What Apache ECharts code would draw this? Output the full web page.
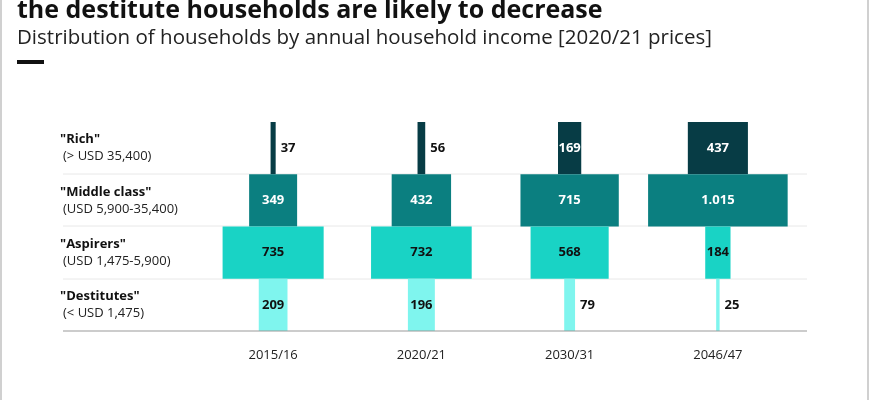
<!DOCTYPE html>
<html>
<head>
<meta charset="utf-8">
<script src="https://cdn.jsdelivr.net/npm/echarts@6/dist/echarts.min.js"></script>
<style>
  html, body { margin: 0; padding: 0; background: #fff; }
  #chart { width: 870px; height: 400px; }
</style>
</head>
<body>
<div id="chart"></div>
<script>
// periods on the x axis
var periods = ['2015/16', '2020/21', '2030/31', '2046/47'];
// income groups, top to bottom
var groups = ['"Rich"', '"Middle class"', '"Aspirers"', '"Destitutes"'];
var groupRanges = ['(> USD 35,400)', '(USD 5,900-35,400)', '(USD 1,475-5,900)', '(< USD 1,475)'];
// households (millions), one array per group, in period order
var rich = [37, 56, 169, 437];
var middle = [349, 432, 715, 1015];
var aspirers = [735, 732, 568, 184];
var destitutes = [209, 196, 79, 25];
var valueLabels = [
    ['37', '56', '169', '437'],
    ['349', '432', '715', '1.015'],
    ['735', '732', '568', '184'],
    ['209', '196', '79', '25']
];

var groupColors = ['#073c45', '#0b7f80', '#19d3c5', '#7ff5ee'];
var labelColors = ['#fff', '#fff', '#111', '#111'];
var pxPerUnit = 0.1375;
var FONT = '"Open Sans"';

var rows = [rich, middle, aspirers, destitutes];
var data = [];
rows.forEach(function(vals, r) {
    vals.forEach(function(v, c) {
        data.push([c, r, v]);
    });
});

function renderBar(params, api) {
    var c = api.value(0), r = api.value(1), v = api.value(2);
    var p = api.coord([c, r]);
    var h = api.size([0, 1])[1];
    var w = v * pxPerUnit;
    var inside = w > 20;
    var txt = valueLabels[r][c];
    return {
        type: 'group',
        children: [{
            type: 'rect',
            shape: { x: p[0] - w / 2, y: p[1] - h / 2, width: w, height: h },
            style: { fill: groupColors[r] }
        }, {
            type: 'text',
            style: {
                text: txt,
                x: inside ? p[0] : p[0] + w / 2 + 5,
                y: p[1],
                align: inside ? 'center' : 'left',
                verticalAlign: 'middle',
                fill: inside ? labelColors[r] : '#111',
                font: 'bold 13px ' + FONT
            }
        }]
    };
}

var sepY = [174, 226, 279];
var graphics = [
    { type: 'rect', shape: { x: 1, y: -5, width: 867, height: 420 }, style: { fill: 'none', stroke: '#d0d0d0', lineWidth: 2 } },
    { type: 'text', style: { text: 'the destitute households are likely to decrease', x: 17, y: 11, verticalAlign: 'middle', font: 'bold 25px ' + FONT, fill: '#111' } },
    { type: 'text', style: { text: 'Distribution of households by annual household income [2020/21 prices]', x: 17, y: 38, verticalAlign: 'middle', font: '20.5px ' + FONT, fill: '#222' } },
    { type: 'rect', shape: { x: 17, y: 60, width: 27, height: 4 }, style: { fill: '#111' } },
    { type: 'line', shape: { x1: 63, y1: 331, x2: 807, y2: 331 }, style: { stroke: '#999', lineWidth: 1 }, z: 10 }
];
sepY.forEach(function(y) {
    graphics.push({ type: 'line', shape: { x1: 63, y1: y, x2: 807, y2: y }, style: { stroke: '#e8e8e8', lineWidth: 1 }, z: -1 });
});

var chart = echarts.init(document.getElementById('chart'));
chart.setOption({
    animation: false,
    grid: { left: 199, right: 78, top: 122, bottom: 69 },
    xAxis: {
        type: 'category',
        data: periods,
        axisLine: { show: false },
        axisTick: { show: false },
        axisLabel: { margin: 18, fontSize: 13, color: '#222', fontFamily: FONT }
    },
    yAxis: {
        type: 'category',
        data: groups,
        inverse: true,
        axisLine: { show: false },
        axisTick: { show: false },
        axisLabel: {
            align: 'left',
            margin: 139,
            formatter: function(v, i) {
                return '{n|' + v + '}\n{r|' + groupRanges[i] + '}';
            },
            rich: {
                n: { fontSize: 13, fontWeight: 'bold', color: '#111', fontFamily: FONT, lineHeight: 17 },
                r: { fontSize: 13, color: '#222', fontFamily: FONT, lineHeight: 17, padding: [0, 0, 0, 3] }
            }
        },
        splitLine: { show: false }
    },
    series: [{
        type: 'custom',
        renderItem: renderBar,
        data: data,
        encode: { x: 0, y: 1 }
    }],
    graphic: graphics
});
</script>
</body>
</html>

● **What needs to be done**
Return each line of the data, keeping its wording exact and omitting pictures.

● **Finished task**
What Apache ECharts code would draw this? Output the full web page.
<!DOCTYPE html>
<html>
<head>
<meta charset="utf-8">
<script src="https://cdn.jsdelivr.net/npm/echarts@6/dist/echarts.min.js"></script>
<style>
  html, body { margin: 0; padding: 0; background: #fff; }
  #chart { width: 870px; height: 400px; }
</style>
</head>
<body>
<div id="chart"></div>
<script>
// periods on the x axis
var periods = ['2015/16', '2020/21', '2030/31', '2046/47'];
// income groups, top to bottom
var groups = ['"Rich"', '"Middle class"', '"Aspirers"', '"Destitutes"'];
var groupRanges = ['(> USD 35,400)', '(USD 5,900-35,400)', '(USD 1,475-5,900)', '(< USD 1,475)'];
// households (millions), one array per group, in period order
var rich = [37, 56, 169, 437];
var middle = [349, 432, 715, 1015];
var aspirers = [735, 732, 568, 184];
var destitutes = [209, 196, 79, 25];
var valueLabels = [
    ['37', '56', '169', '437'],
    ['349', '432', '715', '1.015'],
    ['735', '732', '568', '184'],
    ['209', '196', '79', '25']
];

var groupColors = ['#073c45', '#0b7f80', '#19d3c5', '#7ff5ee'];
var labelColors = ['#fff', '#fff', '#111', '#111'];
var pxPerUnit = 0.1375;
var FONT = '"Open Sans"';

var rows = [rich, middle, aspirers, destitutes];
var data = [];
rows.forEach(function(vals, r) {
    vals.forEach(function(v, c) {
        data.push([c, r, v]);
    });
});

function renderBar(params, api) {
    var c = api.value(0), r = api.value(1), v = api.value(2);
    var p = api.coord([c, r]);
    var h = api.size([0, 1])[1];
    var w = v * pxPerUnit;
    var inside = w > 20;
    var txt = valueLabels[r][c];
    return {
        type: 'group',
        children: [{
            type: 'rect',
            shape: { x: p[0] - w / 2, y: p[1] - h / 2, width: w, height: h },
            style: { fill: groupColors[r] }
        }, {
            type: 'text',
            style: {
                text: txt,
                x: inside ? p[0] : p[0] + w / 2 + 5,
                y: p[1],
                align: inside ? 'center' : 'left',
                verticalAlign: 'middle',
                fill: inside ? labelColors[r] : '#111',
                font: 'bold 13px ' + FONT
            }
        }]
    };
}

var sepY = [174, 226, 279];
var graphics = [
    { type: 'rect', shape: { x: 1, y: -5, width: 867, height: 420 }, style: { fill: 'none', stroke: '#d0d0d0', lineWidth: 2 } },
    { type: 'text', style: { text: 'the destitute households are likely to decrease', x: 17, y: 11, verticalAlign: 'middle', font: 'bold 25px ' + FONT, fill: '#111' } },
    { type: 'text', style: { text: 'Distribution of households by annual household income [2020/21 prices]', x: 17, y: 38, verticalAlign: 'middle', font: '20.5px ' + FONT, fill: '#222' } },
    { type: 'rect', shape: { x: 17, y: 60, width: 27, height: 4 }, style: { fill: '#111' } },
    { type: 'line', shape: { x1: 63, y1: 331, x2: 807, y2: 331 }, style: { stroke: '#999', lineWidth: 1 }, z: 10 }
];
sepY.forEach(function(y) {
    graphics.push({ type: 'line', shape: { x1: 63, y1: y, x2: 807, y2: y }, style: { stroke: '#e8e8e8', lineWidth: 1 }, z: -1 });
});

var chart = echarts.init(document.getElementById('chart'));
chart.setOption({
    animation: false,
    grid: { left: 199, right: 78, top: 122, bottom: 69 },
    xAxis: {
        type: 'category',
        data: periods,
        axisLine: { show: false },
        axisTick: { show: false },
        axisLabel: { margin: 18, fontSize: 13, color: '#222', fontFamily: FONT }
    },
    yAxis: {
        type: 'category',
        data: groups,
        inverse: true,
        axisLine: { show: false },
        axisTick: { show: false },
        axisLabel: {
            align: 'left',
            margin: 139,
            formatter: function(v, i) {
                return '{n|' + v + '}\n{r|' + groupRanges[i] + '}';
            },
            rich: {
                n: { fontSize: 13, fontWeight: 'bold', color: '#111', fontFamily: FONT, lineHeight: 17 },
                r: { fontSize: 13, color: '#222', fontFamily: FONT, lineHeight: 17, padding: [0, 0, 0, 3] }
            }
        },
        splitLine: { show: false }
    },
    series: [{
        type: 'custom',
        renderItem: renderBar,
        data: data,
        encode: { x: 0, y: 1 }
    }],
    graphic: graphics
});
</script>
</body>
</html>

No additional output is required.